For a good chunk of my 23-year-old life, I grew up in a C.R.E.A.M. household. Not to say that Wu-Tang was blasting through my momma’s surround sound speakers in the living room, but the money mentality was always at the top of mind.
When it came time for college applications, CUNY schools were most attractive because of the low costs, but after visiting several campuses, I knew St. John’s University in Queens would be my alma mater. Thankfully, I was granted a partial scholarship. Unthankfully, it racked me up quite the ugly post-graduation debt.
Raised by a single mother, we had to reach out to several family friends just to get a co-sign on school loans on top of loans. I can vividly recall sifting through bills and all I saw were signs, but not in the way Rihanna does. Even though It’s been a good 365+ since I walked the commencement runway, nothing puts more real in real world than trying to dig into your pockets for monthly payments to Sallie Mae and Co.
Still, I pursued journalism as my major, knowing that my future would be condemned to scrounging for change and trying to make ends meet prosperous beginnings. Now that I’ve been able to turn my freelance work into a more stable position, there isn’t a day that goes by that I don’t wish this college debt would pay itself.
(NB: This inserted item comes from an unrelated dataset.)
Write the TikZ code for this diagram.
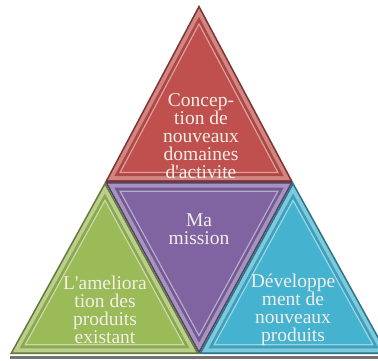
\documentclass[tikz,border=0pt]{standalone}
\usepackage{fontspec}
\setmainfont{Liberation Serif}
\usetikzlibrary{calc}

\definecolor{redside}{HTML}{C0504D}
\definecolor{purside}{HTML}{8064A2}
\definecolor{grnside}{HTML}{9BBB59}
\definecolor{cyaside}{HTML}{45B2CF}
\definecolor{labelcol}{HTML}{F3EEE8}

\tikzset{
  side text/.style={text=labelcol, align=center, inner sep=0pt,
    font=\fontsize{19.5}{18}\selectfont},
}

\begin{document}
\begin{tikzpicture}[x=1pt,y=-1pt]
  \useasboundingbox (0,0) rectangle (378,360);
  \clip (0,0) rectangle (378,360);

  % corners of the pyramid
  \coordinate (A)  at (199,5);
  \coordinate (ML) at (105,182);
  \coordinate (MR) at (293,182);
  \coordinate (MB) at (199,354);
  \coordinate (BL) at (10,354);
  \coordinate (BR) at (388,354);

  % shadow under the base
  \fill[black!55] (BL) ++(0,2) rectangle ($(BR)+(0,5)$);

  \foreach \p/\q/\r/\c in {A/ML/MR/redside, ML/MR/MB/purside,
                           ML/BL/MB/grnside, MR/MB/BR/cyaside} {
    \coordinate (g) at (barycentric cs:\p=1,\q=1,\r=1);
    \fill[\c!65!black] (\p) -- (\q) -- (\r) -- cycle;
    \fill[\c!70!white] ($(\p)!0.03!(g)$) -- ($(\q)!0.03!(g)$)
                       -- ($(\r)!0.03!(g)$) -- cycle;
    \fill[\c!90!black] ($(\p)!0.10!(g)$) -- ($(\q)!0.10!(g)$)
                       -- ($(\r)!0.10!(g)$) -- cycle;
    \fill[\c] ($(\p)!0.16!(g)$) -- ($(\q)!0.16!(g)$)
              -- ($(\r)!0.16!(g)$) -- cycle;
    \draw[\c!55!white, line width=1.2pt] ($(\p)!0.16!(g)$) -- ($(\q)!0.16!(g)$)
              -- ($(\r)!0.16!(g)$) -- cycle;
  }

  \node[side text] (ttop)   at (201,136) {Concep-\\tion de\\nouveaux\\domaines\\d\textquotesingle activite};
  \node[side text] (tmid)   at (199,229) {Ma\\mission};
  \node[side text] (tleft)  at (105,310) {L\textquotesingle ameliora\\tion des\\produits\\existant};
  \node[side text] (tright) at (293,310) {Développe\\ment de\\nouveaux\\produits};
\end{tikzpicture}
\end{document}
Even if it feels like I’m extorting bill collectors in exchange for their silence (they blow up phones worse than a drunk ex), I don’t regret my college experience. At the same time, I understand being confined to a syllabus isn’t for everybody. The wealthiest people didn’t bag a degree (Mark Zuckerberg, Jay-Z) but could probably school a couple of professors in street smarts and business savvy if given the chance.
Just be honest with yourself about your future and check the outside pressure of conventional success at the door. If done right, life will mirror a Mastercard commercial and the memories you make, priceless.